HIM - 'Love Metal' (BMG)
1/5
By: Thomas Hannan

There is always, always a place in everyone's record collection for some unashamedly over-the-top heavy metal. An album, such as 'Love Metal', with song-titles such as 'Endless Dark' and 'Circle Of Fear', packaged all in black apart from one big ominous pentagram staring you right in the face. Alright, so already you might not want to take it entirely seriously, but on first glance HIM could turn out to be quite a bit of satanic fun if nothing else.
Then there arrives an unnerving twist in this eerie tale. This is an album, pretty much from beginning to end, about love; yes, the crappy feeling that emotional teenagers get that makes them waste all their money and write bad poetry. Even that pentagram on the front has been distorted into the shape of - wait for it - a 'heartagram' (their words, not ours). And all this coming from a band whose name stands for 'His Infernal Majesty', too... Where did it all go wrong?
You get the feeling those Finnish rockers HIM could actually rock pretty hard if they wanted to, and that's what makes 'Love Metal' all the more frustrating. There's only really one moment on the whole album, the opening few bars of 'Soul On Fire', that make you want to put your fingers into that inimitable 'rock' shape and throw them to the sky. The rest, it has to be said, is just far too mild and safe. And there lies the problem - if this is metal, for crying out loud, who ever wanted inoffensive metal?
Similarly, the collective product is over-produced to the point of being stripped of all its potential guts. Even when vocalist Ville Valo is shouting about being buried alive and 'the guilt that will follow us to death' it's in a voice so processed, so sweet and innocent that it's hard to imagine he's ever contemplated anything quite so devilish. On the first half of the record, there are at least some memorable tunes that HIM's unsurprisingly devotional fan-base will welcome with open arms. But as side two unfurls, if you didn't know who was behind all this overly nondescript posturing, you wouldn't call a liar anyone telling you this was Nickelback or, heaven forbid, Creed.

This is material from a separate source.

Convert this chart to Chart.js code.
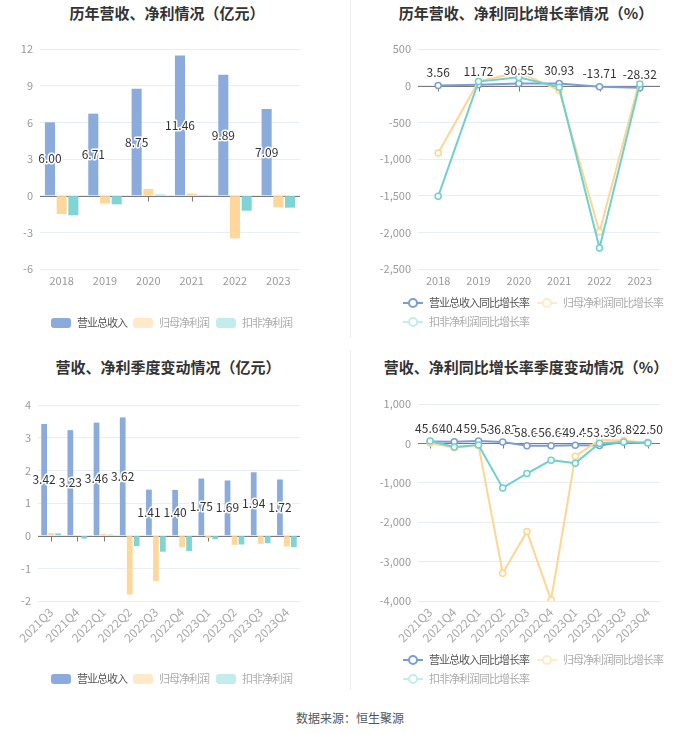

'Love Metal' could have gone two ways towards improvement. It either needs to be far more minimal, losing things such as unnecessary piano and mandolin playfulness to create a far more affecting, raw and introspective dictation of dynamics. On the other hand, and perhaps a much more exciting if increasingly humorous prospect, it could have taken the whole overblown rock opera stance it hints at quite often (especially on the frankly ridiculous likes of 'Fortress Of Tears') and really ran with it... If you're going to be an over-the-top metal band, make damn sure you're the most insanely over-the-top metal band in existence. If you don't, there's a chance you'll end up in the same unfortunate rut 'Love Metal' settles within - somewhere between tedious and uninspired.